Через десятилетие Блок скажет в «Двенадцати»: «…И идут без имени святого Все двенадцать вдаль», – но потом все равно пометит впереди идущих бесплотный женственный призрак с «кровавым флагом» («Если вглядеться в столбы мятели на этом пути, то увидишь “Иисуса Христа”»). Горьковские апостолы в 1907 году идут на бой с именем Христовым.
Но причудливым, фантастическим сочетанием марксистских и христианских мотивов дело не ограничивается. Идеологический каркас утопии все время размывается в «Матери» иррациональной магмой, «темным потоком жизни». Правильные речи рабочих-рыцарей вдруг сменяются лихорадочным, сбивчивым разговором о последних вопросах, и резкость ответов предсказывает многие последующие катаклизмы.
Вещающие афоризмами герои о многом проговариваются. Периферийные по отношению к фабульной схеме сцены и детали оказываются порой интереснее объявленной темы «роста сознания народных масс в процессе революционной борьбы».
Толпа – один из сквозных образов романа. Толпа людей-тараканов, ползущая с фабрики, толпа на демонстрации, толпа на похоронах, толпа на вокзале в финальной сцене. «Темное, тысячеглавое тело толпы». «Огромное, черное лицо толпы». Даже пролетарские апостолы, вырывающиеся из массы, постигающие истину и ведущие толпы за собой, оказываются частичками другой, меньшей, но все-таки толпы.
Старая проблема «героев и толпы» приобретает новый смысл. На расчищенное историческое поле выходит (или напоминает о себе) новая сила. «Восстание масс» встает в повестку дня.
И потому, хотя горьковские «художники революции» грезят о сказочном братстве людей и прочих социальных прелестях («Россия будет самой яркой демократией земли!»), ближайшая перспектива оказывается окрашенной в страшные цвета.
«Когда такие люди, как Николай, почувствуют свою обиду и вырвутся из терпения, – что это будет?
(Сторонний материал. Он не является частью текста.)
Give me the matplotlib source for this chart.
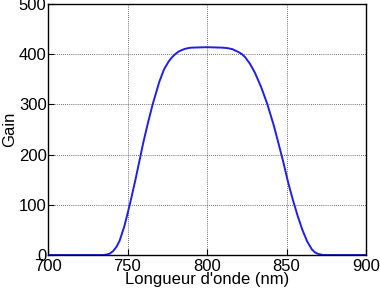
import matplotlib
matplotlib.use("Agg")
import matplotlib.pyplot as plt

# wavelength (nm) and gain
wavelength = [700, 720, 735, 737, 739, 741, 743, 745, 748, 750, 752, 755, 758,
              760, 763, 766, 770, 773, 776, 778, 780, 782, 784, 786, 788,
              790, 800, 810, 813, 816, 818, 820, 822, 824, 827, 830, 834,
              838, 842, 845, 848, 851, 854, 857, 860, 863, 866, 868, 870,
              873, 880, 900]
gain = [0, 0, 0, 1, 3, 8, 16, 28, 57, 82, 108, 150, 195,
        225, 265, 302, 345, 370, 386, 394, 400, 405, 408, 410.5, 412,
        413, 414, 413, 412, 410, 407, 404, 400, 394, 381, 364, 335,
        300, 258, 222, 185, 145, 110, 78, 50, 27, 11, 5, 2,
        0, 0, 0]

xticks = [700, 750, 800, 850, 900]
yticks = [0, 100, 200, 300, 400, 500]

plt.rcParams["font.family"] = ["Liberation Sans", "DejaVu Sans"]
plt.rcParams["font.size"] = 12

fig = plt.figure(figsize=(3.8, 2.91), dpi=100)
ax = fig.add_axes([48 / 380, 1 - 255 / 291, 318 / 380, 251 / 291])

ax.plot(wavelength, gain, color="#1f1fe6", lw=1.4)

ax.set_xlim(700, 900)
ax.set_ylim(0, 500)
ax.set_xticks(xticks)
ax.set_yticks(yticks)
ax.grid(True, color="#404040", linestyle=(0, (1, 1.5)), linewidth=0.6)
ax.tick_params(axis="x", direction="in", length=4, pad=3, labelsize=12)
ax.tick_params(axis="y", direction="in", length=4, pad=1, labelsize=12)
for s in ax.spines.values():
    s.set_linewidth(1.0)

ax.set_xlabel("Longueur d'onde (nm)", labelpad=-1.5)
ax.set_ylabel("Gain", labelpad=1)

fig.savefig("out.png", dpi=100)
Небо кровью забрызгают, и земля в ней как мыло вспенится…»
«Да, Павел, мужик обнажит землю себе, если он встанет на ноги! Как после чумы – он все пожгет, чтобы все следы обид своих пеплом развеять…»
«Великие казни будут народом сделаны, когда встанет он. Много крови прольет он, чтобы смыть обиды свои. Эта кровь – его кровь, из его жил она выпита, он ей хозяин».
Пожалуй, это не провокация, а констатация. Как ни заговаривает себя Горький красивой сказкой в духе «Старухи Изергиль», подземный гул русского бунта ощутим на страницах книги (не забудем, она пишется после 1905 года).